Bitcoin dropped 2pc in value on Wednesday (13 June) following the publication of an academic paper that claimed its record price runs were the product of manipulation.
According to the researchers at the University of Texas, the cryptocurrency Tether was allegedly used by the Bitfinex exchange to support the price.
Bitcoin skyrocketed in 2017
Bitcoin had an unprecedented bull run last year, hitting a $20,000 record peak in December; at the time of writing, its value has plummeted to a little under $6,500.
Finance professor John Griffin and graduate student Amin Shams authored the paper and examined the flow of digital currency moving in and out of Bitfinex. They were able to find several patterns that suggested someone or some people successfully pushed up bitcoin prices while they dipped at other exchanges.
Griffin said: “There were obviously tremendous price increases last year, and this paper indicates that manipulation played a large part in those price increases.” He added that Tether seems to be used both to “stabilise and manipulate bitcoin prices”.
According to Griffin, Tether coins are created in large quantities, such as 100m. Almost all of these coins then move to Bitfinex. When bitcoin prices dip after the Tether is issued, Tether at Bitfinex and other exchanges is used “in a coordinated way”, causing the price of bitcoin to shoot up.
Bitfinex under scrutiny
Bitfinex executives have previously issued denials in the past that the exchange was involved in any manipulation and the new allegations presented in the paper have been refuted by the CEO of Bitfinex, JL van der Velde, who said: “Bitfinex nor Tether is, or has ever, engaged in any sort of market or price manipulation. Tether issuances cannot be used to prop up the price of bitcoin or any other coin/token on Bitfinex.”

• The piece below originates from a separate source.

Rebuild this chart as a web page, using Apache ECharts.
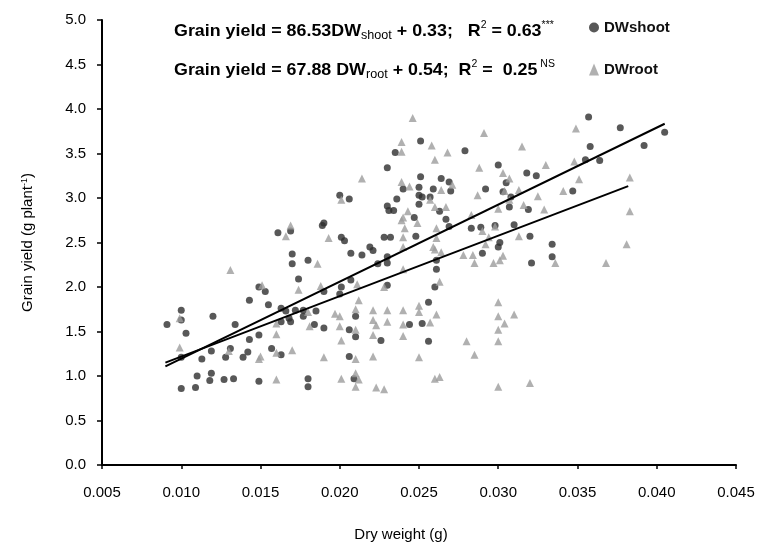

The authors of the paper do not have an email or document trail to prove Bitfinex is responsible for the the price manipulation, but instead relied on the transaction records on the blockchain to sift out patterns, a method that has helped authorities spot suspicious activity in the past.
Other experts have vouched for the credibility of the paper, with Sarah Meiklejohn of University College London saying the research “seems sound” after a review. Griffin has previously written research identifying fraudulent patterns in other financial markets.
This paper is sure to add fuel to the fire as regulatory scrutiny around cryptocurrency continues to grow.